— Short exercise —
Out of the lines below, please list those that hold the string "this".

— Given records —
------------------------------
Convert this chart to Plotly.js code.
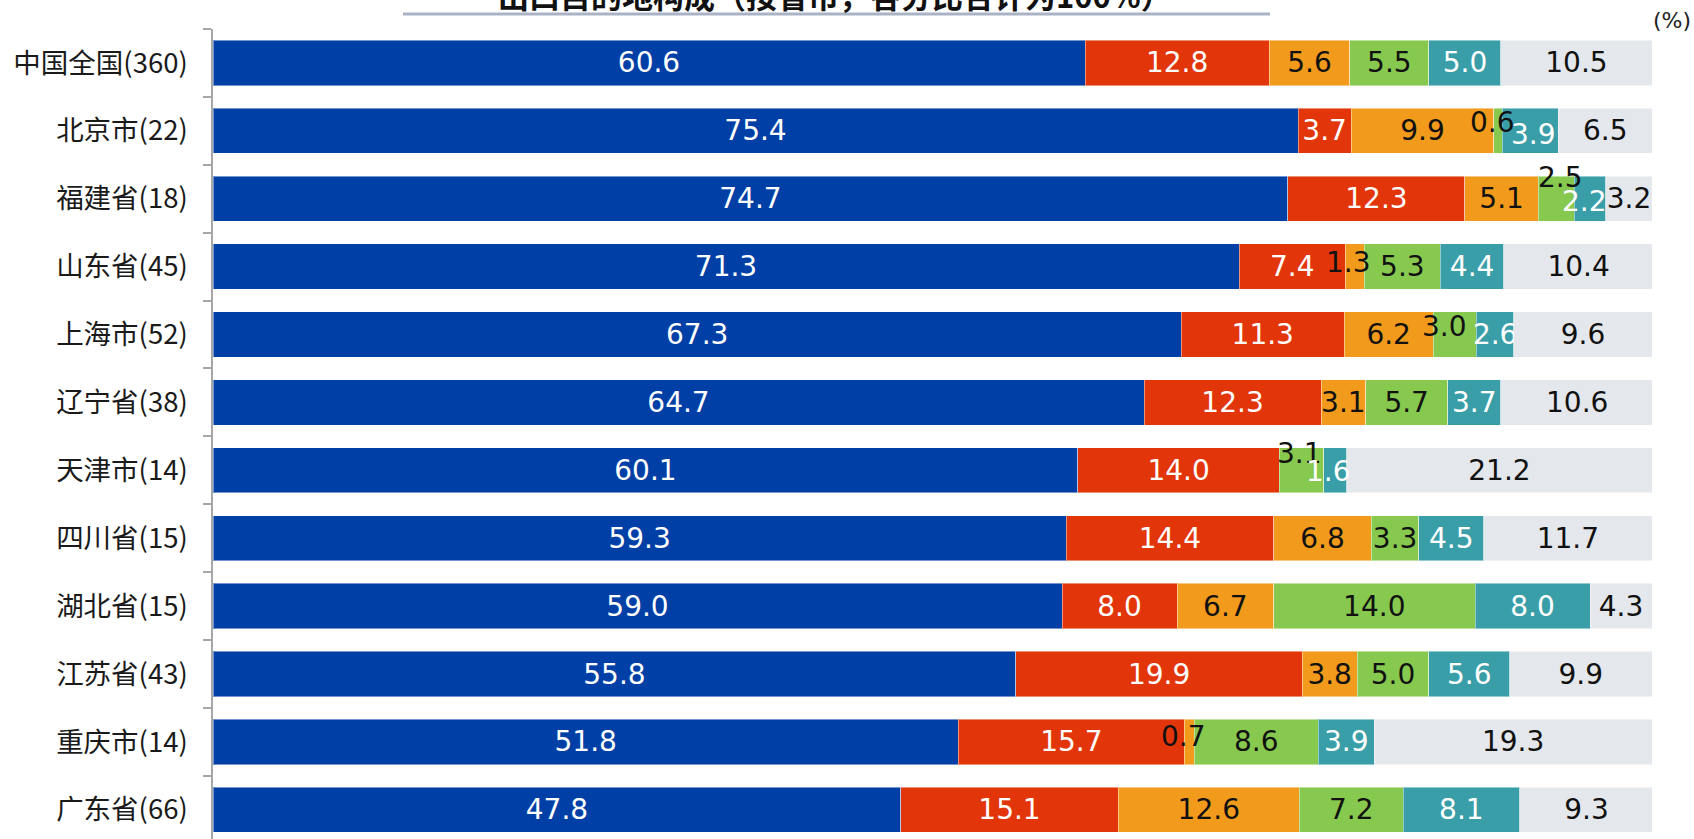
------------------------------
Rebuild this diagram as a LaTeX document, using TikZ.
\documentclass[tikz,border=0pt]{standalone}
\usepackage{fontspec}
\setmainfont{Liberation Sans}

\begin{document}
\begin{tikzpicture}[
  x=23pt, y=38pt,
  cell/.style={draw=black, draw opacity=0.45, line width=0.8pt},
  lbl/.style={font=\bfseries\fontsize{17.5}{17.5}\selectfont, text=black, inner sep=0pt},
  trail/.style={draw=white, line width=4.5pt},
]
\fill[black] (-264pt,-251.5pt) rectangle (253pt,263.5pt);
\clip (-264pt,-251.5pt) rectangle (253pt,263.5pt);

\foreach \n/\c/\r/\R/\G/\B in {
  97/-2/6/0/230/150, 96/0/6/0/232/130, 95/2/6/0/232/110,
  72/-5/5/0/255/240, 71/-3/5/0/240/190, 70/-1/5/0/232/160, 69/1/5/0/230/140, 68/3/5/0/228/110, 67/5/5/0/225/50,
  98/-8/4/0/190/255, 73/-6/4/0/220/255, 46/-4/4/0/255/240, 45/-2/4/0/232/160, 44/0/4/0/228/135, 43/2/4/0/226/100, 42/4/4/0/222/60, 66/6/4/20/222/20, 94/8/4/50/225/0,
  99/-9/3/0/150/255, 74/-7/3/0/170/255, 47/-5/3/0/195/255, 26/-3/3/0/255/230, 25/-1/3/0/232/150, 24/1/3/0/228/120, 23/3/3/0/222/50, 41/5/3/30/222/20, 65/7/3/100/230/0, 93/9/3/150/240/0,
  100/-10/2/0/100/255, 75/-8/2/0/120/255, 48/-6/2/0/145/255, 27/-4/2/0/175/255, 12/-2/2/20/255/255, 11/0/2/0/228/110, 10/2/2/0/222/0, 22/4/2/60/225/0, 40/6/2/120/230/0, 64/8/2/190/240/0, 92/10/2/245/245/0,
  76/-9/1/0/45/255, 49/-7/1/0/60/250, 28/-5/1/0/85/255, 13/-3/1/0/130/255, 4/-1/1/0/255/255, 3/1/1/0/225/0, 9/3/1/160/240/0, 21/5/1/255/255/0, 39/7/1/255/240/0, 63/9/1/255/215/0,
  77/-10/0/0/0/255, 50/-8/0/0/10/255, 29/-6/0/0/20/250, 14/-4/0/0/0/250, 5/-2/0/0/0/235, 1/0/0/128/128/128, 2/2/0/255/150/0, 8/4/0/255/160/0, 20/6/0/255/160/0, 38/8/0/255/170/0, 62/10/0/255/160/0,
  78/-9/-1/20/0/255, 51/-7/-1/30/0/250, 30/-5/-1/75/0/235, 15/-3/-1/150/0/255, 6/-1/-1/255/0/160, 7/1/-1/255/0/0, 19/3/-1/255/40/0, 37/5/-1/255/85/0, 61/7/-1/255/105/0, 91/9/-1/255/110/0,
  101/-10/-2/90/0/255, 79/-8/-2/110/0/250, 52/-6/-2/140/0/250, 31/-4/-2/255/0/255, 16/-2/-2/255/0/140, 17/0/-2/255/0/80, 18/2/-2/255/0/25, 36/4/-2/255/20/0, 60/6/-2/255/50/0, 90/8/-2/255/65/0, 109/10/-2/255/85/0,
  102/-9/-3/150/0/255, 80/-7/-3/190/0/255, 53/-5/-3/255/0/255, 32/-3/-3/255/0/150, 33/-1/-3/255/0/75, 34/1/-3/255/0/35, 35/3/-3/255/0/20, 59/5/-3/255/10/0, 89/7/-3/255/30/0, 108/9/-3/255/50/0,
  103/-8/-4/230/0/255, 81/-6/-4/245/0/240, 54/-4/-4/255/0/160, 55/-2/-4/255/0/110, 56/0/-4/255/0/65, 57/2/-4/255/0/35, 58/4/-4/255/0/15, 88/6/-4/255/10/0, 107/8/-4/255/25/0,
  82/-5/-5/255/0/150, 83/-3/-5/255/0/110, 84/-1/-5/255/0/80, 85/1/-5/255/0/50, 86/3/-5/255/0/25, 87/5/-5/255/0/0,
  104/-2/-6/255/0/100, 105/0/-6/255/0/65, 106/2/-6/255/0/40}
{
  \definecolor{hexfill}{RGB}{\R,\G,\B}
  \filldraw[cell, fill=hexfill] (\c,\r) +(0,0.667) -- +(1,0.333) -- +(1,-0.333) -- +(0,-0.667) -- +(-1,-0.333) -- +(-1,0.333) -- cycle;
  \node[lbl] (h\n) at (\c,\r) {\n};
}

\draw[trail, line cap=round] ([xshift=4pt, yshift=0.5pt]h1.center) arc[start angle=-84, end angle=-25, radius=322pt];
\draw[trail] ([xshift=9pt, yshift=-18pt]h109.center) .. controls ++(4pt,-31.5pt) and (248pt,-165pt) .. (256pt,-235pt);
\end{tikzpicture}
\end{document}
------------------------------
— Answer to the exercise —
Convert this chart to Plotly.js code.
Rebuild this diagram as a LaTeX document, using TikZ.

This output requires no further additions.